J.J. Barea is a legend among Dallas Mavericks fans. The 5'10" guard was a spark plug during the team's 2011 championship run, providing solid scoring and passing off the bench. He also shook off a clothesline from Andrew Bynum – a man 14 inches taller and 105 pounds heavier – during those same playoffs.
He's continued offering that consistent presence off the bench throughout the past decade. Now, he's being rewarded for it – even though he's no longer on the team.
The Mavericks signed Barea to a one-year deal worth $2.6 million this fall. Then, just mere weeks before the season started, ESPN reported the Mavs were releasing Barea. He'll get to keep all of that money without playing a single minute for them this year.

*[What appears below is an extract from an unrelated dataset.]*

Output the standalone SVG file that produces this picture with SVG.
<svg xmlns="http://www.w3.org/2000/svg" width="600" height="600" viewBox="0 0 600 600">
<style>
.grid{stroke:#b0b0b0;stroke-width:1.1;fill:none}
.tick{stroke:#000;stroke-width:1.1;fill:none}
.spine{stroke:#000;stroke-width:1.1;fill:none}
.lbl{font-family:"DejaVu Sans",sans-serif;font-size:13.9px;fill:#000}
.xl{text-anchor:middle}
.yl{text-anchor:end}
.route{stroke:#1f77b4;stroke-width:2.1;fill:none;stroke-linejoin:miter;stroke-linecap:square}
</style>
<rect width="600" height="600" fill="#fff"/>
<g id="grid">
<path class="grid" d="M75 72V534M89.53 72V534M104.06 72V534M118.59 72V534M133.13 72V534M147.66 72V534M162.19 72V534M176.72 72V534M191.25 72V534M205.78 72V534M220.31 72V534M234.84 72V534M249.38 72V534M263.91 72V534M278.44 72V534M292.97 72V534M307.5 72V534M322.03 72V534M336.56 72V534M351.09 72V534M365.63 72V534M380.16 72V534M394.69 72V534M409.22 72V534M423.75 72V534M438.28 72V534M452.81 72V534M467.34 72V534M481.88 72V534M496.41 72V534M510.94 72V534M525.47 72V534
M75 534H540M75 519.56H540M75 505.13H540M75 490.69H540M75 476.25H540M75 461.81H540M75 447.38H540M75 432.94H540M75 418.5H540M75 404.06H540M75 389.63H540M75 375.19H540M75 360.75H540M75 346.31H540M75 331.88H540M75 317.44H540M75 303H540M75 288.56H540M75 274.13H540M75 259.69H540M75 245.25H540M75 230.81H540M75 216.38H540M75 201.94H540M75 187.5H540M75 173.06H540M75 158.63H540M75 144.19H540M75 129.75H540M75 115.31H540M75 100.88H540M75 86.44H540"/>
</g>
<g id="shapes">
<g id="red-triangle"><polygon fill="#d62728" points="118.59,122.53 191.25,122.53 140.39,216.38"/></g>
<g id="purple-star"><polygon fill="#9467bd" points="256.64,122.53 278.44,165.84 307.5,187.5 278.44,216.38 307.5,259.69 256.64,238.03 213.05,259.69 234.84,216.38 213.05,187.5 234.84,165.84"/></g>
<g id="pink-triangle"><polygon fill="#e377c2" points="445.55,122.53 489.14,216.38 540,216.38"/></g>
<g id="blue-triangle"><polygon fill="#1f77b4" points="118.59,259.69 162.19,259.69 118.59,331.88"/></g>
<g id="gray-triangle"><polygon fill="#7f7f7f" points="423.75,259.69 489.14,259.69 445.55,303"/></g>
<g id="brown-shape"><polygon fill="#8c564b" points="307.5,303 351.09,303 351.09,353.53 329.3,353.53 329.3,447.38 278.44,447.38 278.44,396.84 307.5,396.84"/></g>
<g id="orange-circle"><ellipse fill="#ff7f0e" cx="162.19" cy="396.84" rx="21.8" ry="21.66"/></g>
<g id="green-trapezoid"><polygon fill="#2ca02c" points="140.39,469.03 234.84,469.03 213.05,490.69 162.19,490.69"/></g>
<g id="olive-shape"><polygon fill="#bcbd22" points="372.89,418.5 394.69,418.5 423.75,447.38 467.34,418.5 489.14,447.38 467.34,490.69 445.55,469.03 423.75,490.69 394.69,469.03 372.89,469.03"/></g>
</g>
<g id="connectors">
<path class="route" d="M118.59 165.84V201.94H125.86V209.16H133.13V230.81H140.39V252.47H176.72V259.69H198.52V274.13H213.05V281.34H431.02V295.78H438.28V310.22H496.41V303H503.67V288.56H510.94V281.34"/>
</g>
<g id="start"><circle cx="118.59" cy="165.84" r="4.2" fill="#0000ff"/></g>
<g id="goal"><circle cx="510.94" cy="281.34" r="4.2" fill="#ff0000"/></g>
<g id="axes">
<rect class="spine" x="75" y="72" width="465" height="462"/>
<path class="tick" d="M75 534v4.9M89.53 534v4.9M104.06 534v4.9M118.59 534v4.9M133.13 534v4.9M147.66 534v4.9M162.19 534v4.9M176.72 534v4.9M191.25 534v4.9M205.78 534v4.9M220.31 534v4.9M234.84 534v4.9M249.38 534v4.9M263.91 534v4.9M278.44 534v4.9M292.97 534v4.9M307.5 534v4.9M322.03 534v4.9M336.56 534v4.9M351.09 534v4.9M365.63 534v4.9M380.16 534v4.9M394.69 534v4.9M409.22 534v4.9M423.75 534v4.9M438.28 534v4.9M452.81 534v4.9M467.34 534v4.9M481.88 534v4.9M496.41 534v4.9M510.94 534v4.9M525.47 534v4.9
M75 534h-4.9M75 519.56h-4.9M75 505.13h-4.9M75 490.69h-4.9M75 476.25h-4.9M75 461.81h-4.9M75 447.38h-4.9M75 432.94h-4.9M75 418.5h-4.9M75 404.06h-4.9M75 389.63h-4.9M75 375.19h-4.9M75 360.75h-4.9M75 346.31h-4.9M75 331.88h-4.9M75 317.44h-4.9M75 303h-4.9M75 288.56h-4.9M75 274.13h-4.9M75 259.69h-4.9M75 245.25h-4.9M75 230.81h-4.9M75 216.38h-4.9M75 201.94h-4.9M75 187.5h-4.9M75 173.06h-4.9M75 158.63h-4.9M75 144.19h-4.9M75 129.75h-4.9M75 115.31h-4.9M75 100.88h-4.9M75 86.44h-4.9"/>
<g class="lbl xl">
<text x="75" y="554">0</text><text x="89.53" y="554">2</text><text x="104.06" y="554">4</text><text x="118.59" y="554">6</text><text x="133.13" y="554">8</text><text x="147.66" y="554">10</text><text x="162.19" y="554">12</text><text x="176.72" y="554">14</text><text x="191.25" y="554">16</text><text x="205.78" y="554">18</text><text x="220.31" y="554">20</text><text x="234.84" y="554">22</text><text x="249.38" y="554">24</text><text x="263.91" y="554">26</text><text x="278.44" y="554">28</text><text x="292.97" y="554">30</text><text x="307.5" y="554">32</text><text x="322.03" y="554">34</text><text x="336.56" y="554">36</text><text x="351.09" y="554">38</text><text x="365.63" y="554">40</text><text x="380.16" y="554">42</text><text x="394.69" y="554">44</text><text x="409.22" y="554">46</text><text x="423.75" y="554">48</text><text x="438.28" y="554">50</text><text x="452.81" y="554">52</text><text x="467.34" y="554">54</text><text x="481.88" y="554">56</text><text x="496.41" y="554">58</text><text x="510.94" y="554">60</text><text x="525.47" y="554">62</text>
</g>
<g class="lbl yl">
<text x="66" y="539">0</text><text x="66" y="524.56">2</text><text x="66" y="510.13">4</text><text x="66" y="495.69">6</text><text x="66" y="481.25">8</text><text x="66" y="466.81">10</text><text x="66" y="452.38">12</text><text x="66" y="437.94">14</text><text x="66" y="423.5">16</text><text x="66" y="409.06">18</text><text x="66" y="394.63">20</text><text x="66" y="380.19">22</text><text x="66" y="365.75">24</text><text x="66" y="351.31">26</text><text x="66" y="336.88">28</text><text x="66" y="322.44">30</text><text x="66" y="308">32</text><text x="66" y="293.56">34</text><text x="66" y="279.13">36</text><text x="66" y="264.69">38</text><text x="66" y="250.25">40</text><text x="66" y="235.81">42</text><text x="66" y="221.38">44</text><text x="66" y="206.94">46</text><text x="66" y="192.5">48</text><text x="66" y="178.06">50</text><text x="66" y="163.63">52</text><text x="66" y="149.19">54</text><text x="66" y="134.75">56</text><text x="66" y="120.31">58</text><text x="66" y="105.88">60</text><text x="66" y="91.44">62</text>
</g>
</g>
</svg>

As ESPN reporter Tim McMahon explains, Mavs owner Mark Cuban knew the team would probably release Barea when they signed him to the deal. Cuban simply wanted to reward his guard for 11 years of service with the team. Barea was always popular with fans, was a leader in the locker room, and did some good things in the Dallas community.

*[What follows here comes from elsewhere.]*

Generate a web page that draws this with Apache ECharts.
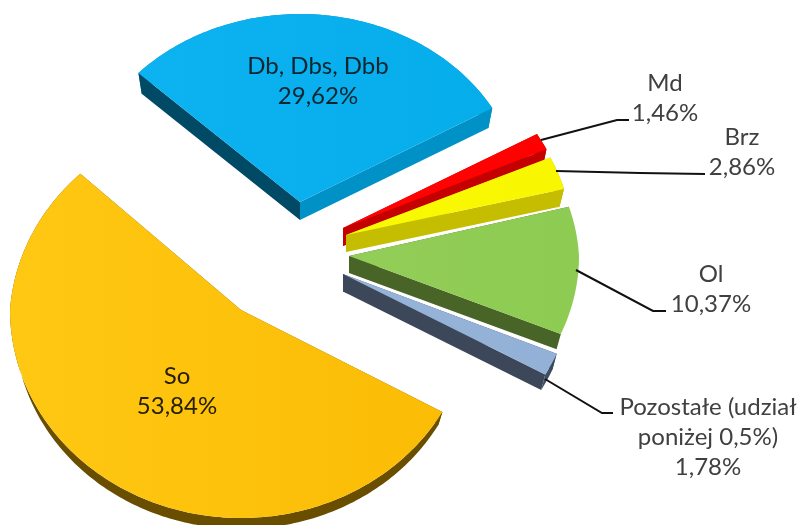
<!DOCTYPE html>
<html>
<head>
<meta charset="utf-8">
<style>html,body{margin:0;padding:0;background:#fff}#main{width:803px;height:525px}</style>
<script src="https://cdn.jsdelivr.net/npm/echarts@6/dist/echarts.min.js"></script>
</head>
<body>
<div id="main"></div>
<script>
var myChart = echarts.init(document.getElementById('main'));

// clockwise, starting from the upper left edge of Db
var categories = ['Db, Dbs, Dbb', 'Md', 'Brz', 'Ol', 'Pozostałe (udział\nponiżej 0,5%)', 'So'];
var shares = [29.62, 1.46, 2.86, 10.37, 1.78, 53.84];

// look of each slice: top colours, colour of the cut side, colour of the rim
var topLeft  = ['#0DB2F1', '#FF0505', '#FAF905', '#93CE58', '#96B4D8', '#FFC813'];
var topRight = ['#06ADEB', '#FF0000', '#F8F600', '#8DCB52', '#93B1D6', '#FBBC05'];
var sideLow  = ['#0092C6', '#C40000', '#C4BD00', '#486426', '#3C4859', '#6A4E00'];
var sideHigh = ['#004A66', '#D00000', '#C4BD00', '#486426', '#3C4859', '#6A4E00'];
var rimColor = ['#0092C6', '#C40000', '#C4BD00', null, '#3F4D60', '#6A4E00'];

// layout: apex of every exploded slice and its ellipse (perspective makes them differ)
var apexX = [300, 343, 346, 349, 343, 241];
var apexY = [202, 228, 235, 256, 274, 310];
var radX  = [222, 224, 225, 230, 232, 231];
var radY  = [188, 188, 185, 200, 205, 208];
var topShrink = [0, 0, 0, 0.05, 0, 0.065];
var depth = [18, 18, 17, 17, 17.5, 15];
var startAngle = 223.3;
var bottomScale = 0.98;

var labelX = [318, 665, 742, 711, 708, 177];
var labelY = [81, 98, 152, 289, 437, 391];
var labelColor = ['#0B2530', '#404040', '#404040', '#404040', '#404040', '#262000'];
var leaders = [
    null,
    [[541, 140], [617, 120], [629, 120]],
    [[556, 171], [640, 173], [705, 174]],
    [[576, 270], [653, 311], [666, 311]],
    [[545, 379], [602, 413], [613, 413]],
    null
];

var total = shares.reduce(function (a, b) { return a + b; }, 0);

function sliceAngles(idx) {
    var a = startAngle;
    for (var i = 0; i < idx; i++) {
        a += shares[i] / total * 360;
    }
    return [a, a + shares[idx] / total * 360];
}

function rimPoint(i, deg, scale, dy) {
    var t = deg * Math.PI / 180;
    var s = Math.sin(t);
    var k = scale * (s < 0 ? 1 + topShrink[i] * s : 1);
    return [
        apexX[i] + radX[i] * k * Math.cos(t),
        apexY[i] + radY[i] * k * s + dy
    ];
}

function poly(points, fill) {
    return {
        type: 'polygon',
        shape: { points: points },
        style: { fill: fill, stroke: null }
    };
}

function renderSlice(params, api) {
    var i = params.dataIndex;
    var ang = sliceAngles(i);
    var a0 = ang[0], a1 = ang[1];
    var d = depth[i];
    var topPts = [[apexX[i], apexY[i]]];
    var rimPts = [];
    var rimBack = [];
    for (var a = a0; ; a += 1) {
        var cur = Math.min(a, a1);
        var p = rimPoint(i, cur, 1, 0);
        topPts.push(p);
        rimPts.push(p);
        rimBack.unshift(rimPoint(i, cur, bottomScale, d));
        if (cur >= a1) break;
    }
    var apexBottom = [apexX[i], apexY[i] + d];
    var children = [];
    if (rimColor[i]) {
        children.push(poly(rimPts.concat(rimBack), rimColor[i]));
    }
    children.push(
        poly([[apexX[i], apexY[i]], rimPoint(i, a0, 1, 0), rimPoint(i, a0, bottomScale, d), apexBottom], sideHigh[i]),
        poly([[apexX[i], apexY[i]], rimPoint(i, a1, 1, 0), rimPoint(i, a1, bottomScale, d), apexBottom], sideLow[i]),
        poly(topPts, new echarts.graphic.LinearGradient(0, 0, 1, 0, [
            { offset: 0, color: topLeft[i] },
            { offset: 1, color: topRight[i] }
        ]))
    );
    return { type: 'group', children: children };
}

function renderLabel(params, api) {
    var i = params.dataIndex;
    var children = [];
    if (leaders[i]) {
        children.push({
            type: 'polyline',
            shape: { points: leaders[i] },
            style: { stroke: '#111', lineWidth: 2, fill: null }
        });
    }
    children.push({
        type: 'text',
        x: labelX[i],
        y: labelY[i],
        style: {
            text: categories[i] + '\n' + api.value(0).toFixed(2).replace('.', ',') + '%',
            fill: labelColor[i],
            font: '24px Lato',
            lineHeight: 30,
            align: 'center',
            verticalAlign: 'middle'
        }
    });
    return { type: 'group', children: children };
}

var seriesData = shares.map(function (v, i) {
    return { name: categories[i], value: [v] };
});

var option = {
    animation: false,
    backgroundColor: '#fff',
    series: [
        {
            type: 'custom',
            coordinateSystem: 'none',
            silent: true,
            renderItem: renderSlice,
            data: seriesData,
            z: 1
        },
        {
            type: 'custom',
            coordinateSystem: 'none',
            silent: true,
            renderItem: renderLabel,
            data: seriesData,
            z: 2
        }
    ]
};

myChart.setOption(option);
</script>
</body>
</html>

The 36-year-old has spent 11 of his 14 NBA seasons in Dallas. He headed to Minnesota for three years the season after the Mavericks won the championship. Ultimately, he asked the Timberwolves to waive him so he could return to Dallas.
Barea reportedly still wants to play in the NBA, so we'll see if a team takes a flier on him. He may not contribute as many minutes on the court, but having strong veteran leadership is never a bad thing.
Even if Barea doesn't play a single minute in the NBA this season, he'll still earn millions of dollars thanks to his loyalty to the city of Dallas and the Mavericks organization. And if he does, in fact, retire, he'll go out as a local hero with a championship ring.